Temptation to regraze must be avoided
The notable drop in temperature and the shortening days are taking their toll on grass growth at Lyons Farm with daily grass growth reduced by more than 50pc since my last article.
It was running at 20kg DM per ha per day at the time of writing. Paddocks are being closed in rotation now as they are grazed out to 4-4.25 cm. The first paddocks closed are showing good regrowth, but the temptation to re-graze these must be avoided.
This grass is of more value in the spring time and we need to be cognisant of slow onset of grass growth in the spring also. The majority of grass available for spring turn out is grown prior to December 1.
We will need an average farm cover for turnout in mid-March of 820kg DM per ha. With moderate spring growth on this site, we are looking at a closing farm cover of approximately 580kg DM per ha.
An extra complicating factor in our management is the synchronised lambing pattern we employ.
This means 80-85pc of the ewes will lamb within a 7-10 day period in March so grass demand is switched on rapidly in spring. We do not want to be short of grass in such a scenario.
The young lamb is most efficient in terms of converting feed into gain. This feed comes in the form of milk, and we must have grass available for the ewes in order to produce this milk in the cheapest way possible.
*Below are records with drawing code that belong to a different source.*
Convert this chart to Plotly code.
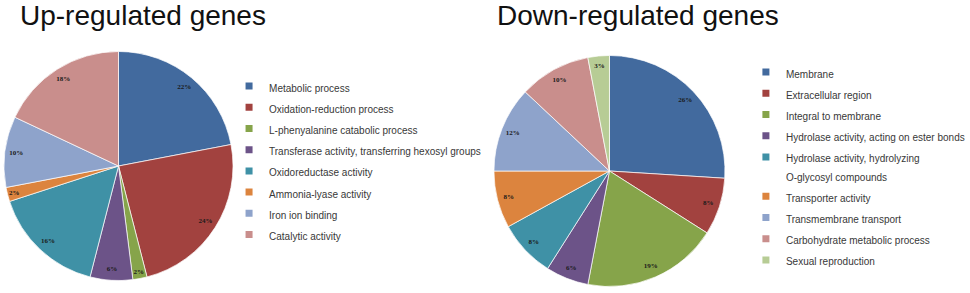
import plotly.graph_objects as go

# ---- data ----
up_labels = [
    "Metabolic process",
    "Oxidation-reduction process",
    "L-phenyalanine catabolic process",
    "Transferase activity, transferring hexosyl groups",
    "Oxidoreductase activity",
    "Ammonia-lyase activity",
    "Iron ion binding",
    "Catalytic activity",
]
up_values = [22, 24, 2, 6, 16, 2, 10, 18]

down_labels = [
    "Membrane",
    "Extracellular region",
    "Integral to membrane",
    "Hydrolase activity, acting on ester bonds",
    "Hydrolase activity, hydrolyzing\nO-glycosyl compounds",
    "Transporter activity",
    "Transmembrane transport",
    "Carbohydrate metabolic process",
    "Sexual reproduction",
]
down_values = [26, 8, 19, 6, 8, 8, 12, 10, 3]

up_colors = ["#426A9E", "#A2423F", "#86A44A", "#6C5388", "#3F91A6",
             "#DC843E", "#8EA3CB", "#C98E8C"]
down_colors = ["#426A9E", "#A2423F", "#86A44A", "#6C5388", "#3F91A6",
               "#DC843E", "#8EA3CB", "#C98E8C", "#B7CC95"]

W, H = 970, 293
LEG_TXT = 10


def legend_label(s):
    return "<br>".join(
        '<span style="font-size:%dpx">%s</span>' % (LEG_TXT, part)
        for part in s.split("\n")
    )


def px_x(v):
    return v / W


def px_y(v):
    return 1 - v / H


up_domain = dict(x=[px_x(4), px_x(234)], y=[px_y(281), px_y(51)])
down_domain = dict(x=[px_x(496), px_x(728)], y=[px_y(287), px_y(55)])

fig = go.Figure()


def add_pie(labels, values, colors, domain, legend_name):
    lab = [legend_label(l) for l in labels]
    common = dict(labels=lab, values=values, sort=False,
                  direction="clockwise", rotation=0, domain=domain)
    # legend source (hidden underneath; thick white outline gives small legend keys)
    fig.add_trace(go.Pie(
        marker=dict(colors=colors, line=dict(color="white", width=5)),
        textinfo="none", hoverinfo="skip",
        legend=legend_name, **common,
    ))
    # visible filled pie
    fig.add_trace(go.Pie(
        marker=dict(colors=colors, line=dict(color="white", width=0.7)),
        textinfo="none", hoverinfo="label+percent",
        showlegend=False, **common,
    ))
    # percentage labels placed near the rim ("inside end")
    fig.add_trace(go.Pie(
        hole=0.8,
        marker=dict(colors=["rgba(0,0,0,0)"] * len(values),
                    line=dict(color="rgba(0,0,0,0)", width=0)),
        texttemplate="<b>%{value}%</b>",
        textposition="inside",
        insidetextorientation="horizontal",
        textfont=dict(family="Liberation Serif", size=7, color="#1a1a1a"),
        hoverinfo="skip",
        showlegend=False, **common,
    ))


add_pie(up_labels, up_values, up_colors, up_domain, "legend")
add_pie(down_labels, down_values, down_colors, down_domain, "legend2")

leg_common = dict(
    font=dict(family="Liberation Sans", size=14, color="#383838"),
    xanchor="left", yanchor="top",
    bgcolor="rgba(0,0,0,0)", borderwidth=0,
    traceorder="normal",
    valign="top",
)

title_font = dict(family="Liberation Sans", size=28, color="#111111")

fig.update_layout(
    width=W, height=H,
    margin=dict(l=0, r=0, t=0, b=0),
    paper_bgcolor="white",
    plot_bgcolor="white",
    showlegend=True,
    legend=dict(x=px_x(230), y=px_y(70.5), **leg_common),
    legend2=dict(x=px_x(749), y=px_y(56.5), **leg_common),
    annotations=[
        dict(text="Up-regulated genes", x=px_x(20), y=1, xref="paper", yref="paper",
             xanchor="left", yanchor="top", showarrow=False, font=title_font,
             borderpad=0, borderwidth=0),
        dict(text="Down-regulated genes", x=px_x(499), y=1, xref="paper", yref="paper",
             xanchor="left", yanchor="top", showarrow=False, font=title_font,
             borderpad=0, borderwidth=0),
    ],
)

fig.write_html("out.html", config={"displayModeBar": False},
               post_script="document.body.style.margin='0px';")
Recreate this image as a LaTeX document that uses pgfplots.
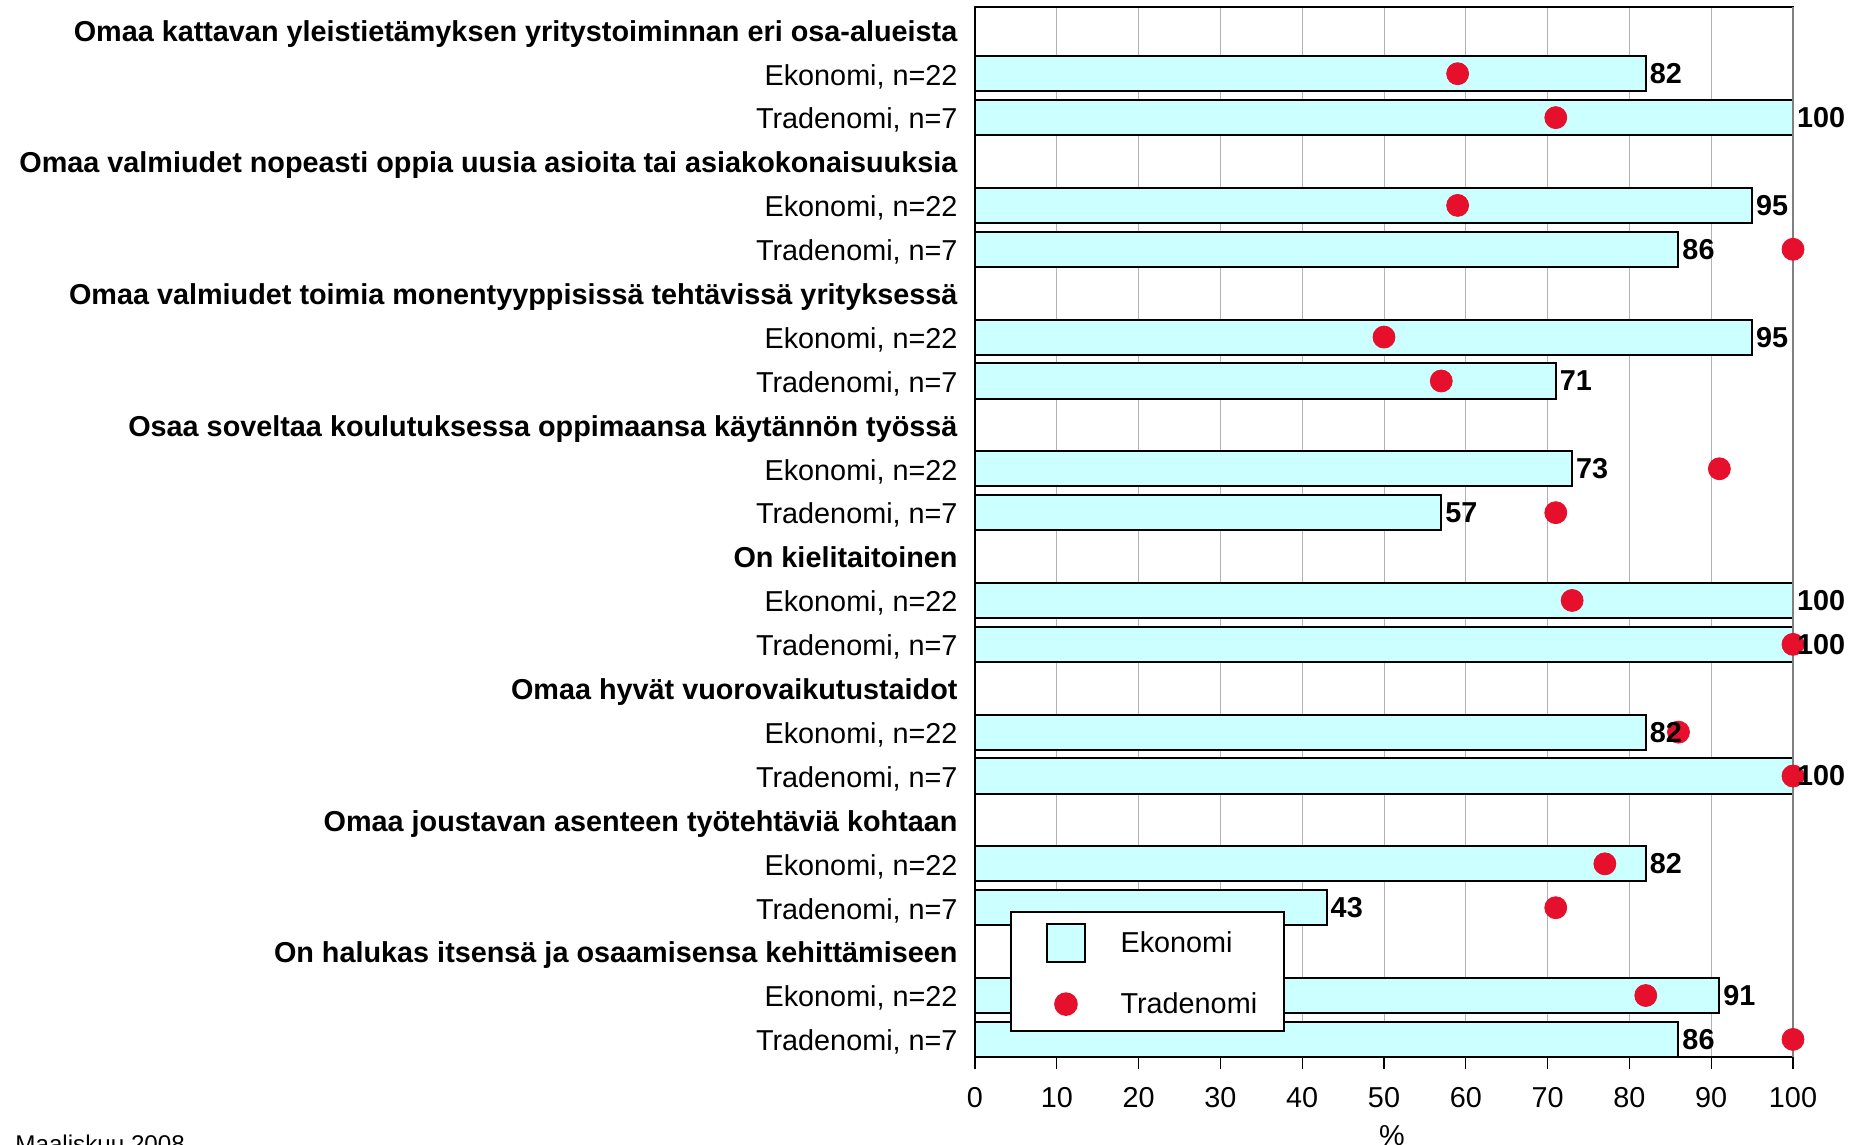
\documentclass[border=0pt]{standalone}
\usepackage{pgfplots}
\pgfplotsset{compat=1.18}
\usepackage{fontspec}
\setmainfont{Liberation Sans}
\definecolor{barfill}{HTML}{CCFFFF}
\definecolor{dotred}{HTML}{E6102D}
\begin{document}
\begin{tikzpicture}[x=0.5pt,y=0.5pt,font=\fontsize{14.4}{17}\selectfont]
\useasboundingbox (0,0) rectangle (1863,1145);
\begin{axis}[
  at={(487.5pt,43.8pt)}, anchor=south west,
  scale only axis, width=409pt, height=525.2pt,
  xmin=0, xmax=100, ymin=-0.52, ymax=23.41, y dir=reverse,
  clip=false,
  xtick={0,10,...,100},
  ytick={0,...,23},
  yticklabels={
    {\textbf{Omaa kattavan yleistietämyksen yritystoiminnan eri osa-alueista}},
    {Ekonomi, n=22},{Tradenomi, n=7},
    {\textbf{Omaa valmiudet nopeasti oppia uusia asioita tai asiakokonaisuuksia}},
    {Ekonomi, n=22},{Tradenomi, n=7},
    {\textbf{Omaa valmiudet toimia monentyyppisissä tehtävissä yrityksessä}},
    {Ekonomi, n=22},{Tradenomi, n=7},
    {\textbf{Osaa soveltaa koulutuksessa oppimaansa käytännön työssä}},
    {Ekonomi, n=22},{Tradenomi, n=7},
    {\textbf{On kielitaitoinen}},
    {Ekonomi, n=22},{Tradenomi, n=7},
    {\textbf{Omaa hyvät vuorovaikutustaidot}},
    {Ekonomi, n=22},{Tradenomi, n=7},
    {\textbf{Omaa joustavan asenteen työtehtäviä kohtaan}},
    {Ekonomi, n=22},{Tradenomi, n=7},
    {\textbf{On halukas itsensä ja osaamisensa kehittämiseen}},
    {Ekonomi, n=22},{Tradenomi, n=7}},
  xmajorgrids,
  major grid style={gray!60, line width=0.5pt},
  axis line style={black, line width=1pt},
  tick align=outside,
  xtick pos=lower,
  major tick length=6pt,
  x tick style={black, line width=0.6pt},
  y tick style={draw=none},
  yticklabel style={xshift=0.8pt, text height=10.3pt, text depth=0pt, yshift=-0.5pt},
  xticklabel style={yshift=-5.4pt},
  /pgf/number format/assume math mode=true,
  ticklabel style={font=\fontsize{14.4}{17}\selectfont},
  legend style={at={(0.043,0.139)}, anchor=north west, draw=black, line width=0.8pt,
    fill=white, inner xsep=11.5pt, inner ysep=5.5pt, row sep=12.5pt, column sep=15.3pt,
    font=\fontsize{14.4}{17}\selectfont, cells={anchor=west}},
]
\addplot[xbar, bar width=0.8, bar shift=0pt, fill=barfill, draw=black, line width=1pt,
  legend image code/.code={\path (0pt,0pt); \draw[fill=barfill, draw=black, line width=1pt] (6pt,-9.5pt) rectangle (25pt,9.5pt);}]
coordinates {(82,1) (100,2) (95,4) (86,5) (95,7) (71,8) (73,10) (57,11) (100,13) (100,14) (82,16) (100,17) (82,19) (43,20) (91,22) (86,23)};
\addlegendentry{Ekonomi}
\draw[gray, line width=1pt] (axis cs:100,-0.52) -- (axis cs:100,23.41);
\addplot[only marks, mark=*, mark size=5.5pt, color=dotred, fill=dotred,
  legend image code/.code={\path (0pt,0pt); \fill[dotred] (15.5pt,0pt) circle (5.5pt);}]
coordinates {(59,1) (71,2) (59,4) (100,5) (50,7) (57,8) (91,10) (71,11) (73,13) (100,14) (86,16) (100,17) (77,19) (71,20) (82,22) (100,23)};
\addlegendentry{Tradenomi}
\addplot[xbar, bar width=0.8, bar shift=0pt, draw=none, fill=none, forget plot,
  point meta=x, nodes near coords,
  nodes near coords style={font=\fontsize{14.4}{17}\selectfont\bfseries, anchor=west, inner xsep=1.8pt, black}]
coordinates {(82,1) (100,2) (95,4) (86,5) (95,7) (71,8) (73,10) (57,11) (100,13) (100,14) (82,16) (100,17) (82,19) (43,20) (91,22) (86,23)};
\end{axis}
\node[anchor=base] at (1392,-1) {\%};
\node[anchor=base west, inner sep=0pt, font=\fontsize{12.1}{14}\selectfont] at (15,-8) {Maaliskuu 2008};
\end{tikzpicture}
\end{document}
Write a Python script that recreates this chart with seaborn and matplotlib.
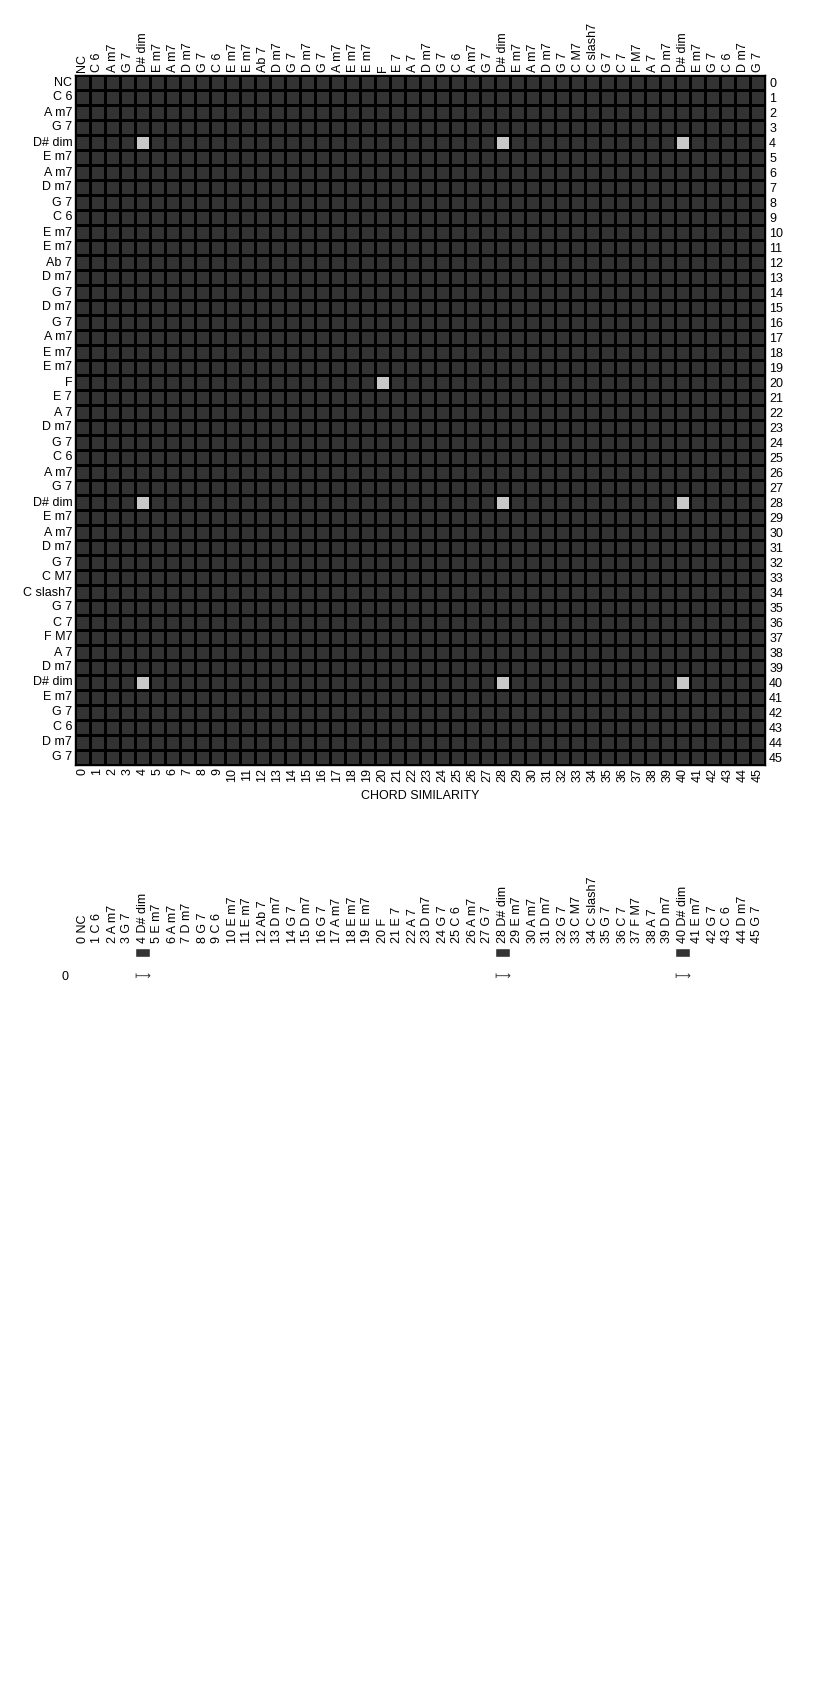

Rams are now back with the ewes to pick up repeats (we take the rams away 48 hours after initial introduction). Rams are raddled with a different colour for each repeat cycle and this gives an indication of the conception rate to each service, though the final outcome is not known until scanning.
Ewes, currently running as three separate flocks to facilitate some of our teaching commitments for the B Agr Sc undergraduate program, are separated on the basis of breed, ie Belclare cross, LLeyn cross and Mule. It gives a good opportunity to remind one of the physical differences between these three breed types, but ultimately it will be the performance rather than the appearance of the animals which will dictate the best option for a system like ours.
Elizabeth Earle's PhD work in Athenry under the guidance of Dr Philip Creighton showed clearly that meat produced from ewes of higher prolificacy is more efficient, in terms of requiring fewer kilograms of feed for each kilogram of meat produced. We will compare the different 'breeds' used on Lyons under this heading also.
The ewes are pretty much being left alone at the moment, and will be for another week or two.
Lambs continue to be drafted from Redstart and kill out percentages are good, despite conditions being a little wetter than we would ideally like.
Silage test results
The silage test results came in this week and make for reasonably good reading. Dry matter ranges from 31 to 37 pc, crude protein content from 13.2 to 16.6 pc, dry matter digestibility from 67 to 81 pc and energy content from 10.9 to 12.2 MJ of ME per kg DM.
There will be a fight among the various enterprises at Lyons to get the best quality silage for their animals!
Forage testing is the best money that can be spent on any farm. It allows for accurate decisions on feeding programmes although it is more difficult to get a representative sample when working with silage bales.
The next few weeks will focus on the continued finishing of the remaining lambs and closing the remaining paddocks for spring grazing.
The ewes will hopefully remain outdoors until early in the new year, but this is somewhat weather dependent.